What the task requires
Write out the whole of the material exactly.
────────────────────
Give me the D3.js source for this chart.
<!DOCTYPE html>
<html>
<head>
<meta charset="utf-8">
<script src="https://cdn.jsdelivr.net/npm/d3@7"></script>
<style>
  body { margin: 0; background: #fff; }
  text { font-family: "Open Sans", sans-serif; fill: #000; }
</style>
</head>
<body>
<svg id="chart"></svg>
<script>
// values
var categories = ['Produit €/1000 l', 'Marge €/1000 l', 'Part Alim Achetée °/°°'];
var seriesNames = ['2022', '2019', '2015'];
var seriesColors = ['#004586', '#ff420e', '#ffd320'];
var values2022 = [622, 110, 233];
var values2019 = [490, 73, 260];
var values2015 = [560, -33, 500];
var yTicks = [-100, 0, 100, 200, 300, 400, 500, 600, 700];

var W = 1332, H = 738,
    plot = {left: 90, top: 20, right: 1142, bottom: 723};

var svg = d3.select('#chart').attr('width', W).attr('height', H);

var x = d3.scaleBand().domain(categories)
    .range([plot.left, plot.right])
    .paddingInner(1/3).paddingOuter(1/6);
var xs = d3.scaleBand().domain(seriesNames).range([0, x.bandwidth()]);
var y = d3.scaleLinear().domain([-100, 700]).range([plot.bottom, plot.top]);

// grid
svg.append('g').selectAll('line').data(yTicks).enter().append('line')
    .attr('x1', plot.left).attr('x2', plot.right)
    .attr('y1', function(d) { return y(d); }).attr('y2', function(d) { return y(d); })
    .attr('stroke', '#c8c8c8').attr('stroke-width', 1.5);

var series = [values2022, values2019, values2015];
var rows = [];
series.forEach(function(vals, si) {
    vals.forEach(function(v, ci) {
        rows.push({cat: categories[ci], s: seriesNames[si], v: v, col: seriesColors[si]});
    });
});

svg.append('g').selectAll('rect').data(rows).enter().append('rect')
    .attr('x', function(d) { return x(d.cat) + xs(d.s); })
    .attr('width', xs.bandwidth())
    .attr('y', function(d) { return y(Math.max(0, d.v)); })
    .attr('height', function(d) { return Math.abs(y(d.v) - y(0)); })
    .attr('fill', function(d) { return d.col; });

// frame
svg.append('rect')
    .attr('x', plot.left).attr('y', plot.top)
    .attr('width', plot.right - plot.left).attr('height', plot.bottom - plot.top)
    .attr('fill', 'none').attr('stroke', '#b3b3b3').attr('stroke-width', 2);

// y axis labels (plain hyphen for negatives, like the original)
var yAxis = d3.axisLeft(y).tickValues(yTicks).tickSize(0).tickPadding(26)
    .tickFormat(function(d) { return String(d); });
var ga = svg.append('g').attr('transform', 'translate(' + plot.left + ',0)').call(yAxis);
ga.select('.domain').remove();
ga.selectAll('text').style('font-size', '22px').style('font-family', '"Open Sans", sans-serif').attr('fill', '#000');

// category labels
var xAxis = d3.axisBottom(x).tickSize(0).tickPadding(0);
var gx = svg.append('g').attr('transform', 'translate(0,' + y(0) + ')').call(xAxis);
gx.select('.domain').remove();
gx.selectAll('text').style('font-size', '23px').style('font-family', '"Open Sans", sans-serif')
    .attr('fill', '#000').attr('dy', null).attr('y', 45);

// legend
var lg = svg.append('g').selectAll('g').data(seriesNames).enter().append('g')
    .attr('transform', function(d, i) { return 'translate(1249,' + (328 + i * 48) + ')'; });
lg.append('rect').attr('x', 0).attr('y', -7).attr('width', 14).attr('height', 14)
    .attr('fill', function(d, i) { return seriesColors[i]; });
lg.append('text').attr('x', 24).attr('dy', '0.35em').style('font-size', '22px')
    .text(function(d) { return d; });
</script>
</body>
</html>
────────────────────
Full answer
Give me the D3.js source for this chart.
<!DOCTYPE html>
<html>
<head>
<meta charset="utf-8">
<script src="https://cdn.jsdelivr.net/npm/d3@7"></script>
<style>
  body { margin: 0; background: #fff; }
  text { font-family: "Open Sans", sans-serif; fill: #000; }
</style>
</head>
<body>
<svg id="chart"></svg>
<script>
// values
var categories = ['Produit €/1000 l', 'Marge €/1000 l', 'Part Alim Achetée °/°°'];
var seriesNames = ['2022', '2019', '2015'];
var seriesColors = ['#004586', '#ff420e', '#ffd320'];
var values2022 = [622, 110, 233];
var values2019 = [490, 73, 260];
var values2015 = [560, -33, 500];
var yTicks = [-100, 0, 100, 200, 300, 400, 500, 600, 700];

var W = 1332, H = 738,
    plot = {left: 90, top: 20, right: 1142, bottom: 723};

var svg = d3.select('#chart').attr('width', W).attr('height', H);

var x = d3.scaleBand().domain(categories)
    .range([plot.left, plot.right])
    .paddingInner(1/3).paddingOuter(1/6);
var xs = d3.scaleBand().domain(seriesNames).range([0, x.bandwidth()]);
var y = d3.scaleLinear().domain([-100, 700]).range([plot.bottom, plot.top]);

// grid
svg.append('g').selectAll('line').data(yTicks).enter().append('line')
    .attr('x1', plot.left).attr('x2', plot.right)
    .attr('y1', function(d) { return y(d); }).attr('y2', function(d) { return y(d); })
    .attr('stroke', '#c8c8c8').attr('stroke-width', 1.5);

var series = [values2022, values2019, values2015];
var rows = [];
series.forEach(function(vals, si) {
    vals.forEach(function(v, ci) {
        rows.push({cat: categories[ci], s: seriesNames[si], v: v, col: seriesColors[si]});
    });
});

svg.append('g').selectAll('rect').data(rows).enter().append('rect')
    .attr('x', function(d) { return x(d.cat) + xs(d.s); })
    .attr('width', xs.bandwidth())
    .attr('y', function(d) { return y(Math.max(0, d.v)); })
    .attr('height', function(d) { return Math.abs(y(d.v) - y(0)); })
    .attr('fill', function(d) { return d.col; });

// frame
svg.append('rect')
    .attr('x', plot.left).attr('y', plot.top)
    .attr('width', plot.right - plot.left).attr('height', plot.bottom - plot.top)
    .attr('fill', 'none').attr('stroke', '#b3b3b3').attr('stroke-width', 2);

// y axis labels (plain hyphen for negatives, like the original)
var yAxis = d3.axisLeft(y).tickValues(yTicks).tickSize(0).tickPadding(26)
    .tickFormat(function(d) { return String(d); });
var ga = svg.append('g').attr('transform', 'translate(' + plot.left + ',0)').call(yAxis);
ga.select('.domain').remove();
ga.selectAll('text').style('font-size', '22px').style('font-family', '"Open Sans", sans-serif').attr('fill', '#000');

// category labels
var xAxis = d3.axisBottom(x).tickSize(0).tickPadding(0);
var gx = svg.append('g').attr('transform', 'translate(0,' + y(0) + ')').call(xAxis);
gx.select('.domain').remove();
gx.selectAll('text').style('font-size', '23px').style('font-family', '"Open Sans", sans-serif')
    .attr('fill', '#000').attr('dy', null).attr('y', 45);

// legend
var lg = svg.append('g').selectAll('g').data(seriesNames).enter().append('g')
    .attr('transform', function(d, i) { return 'translate(1249,' + (328 + i * 48) + ')'; });
lg.append('rect').attr('x', 0).attr('y', -7).attr('width', 14).attr('height', 14)
    .attr('fill', function(d, i) { return seriesColors[i]; });
lg.append('text').attr('x', 24).attr('dy', '0.35em').style('font-size', '22px')
    .text(function(d) { return d; });
</script>
</body>
</html>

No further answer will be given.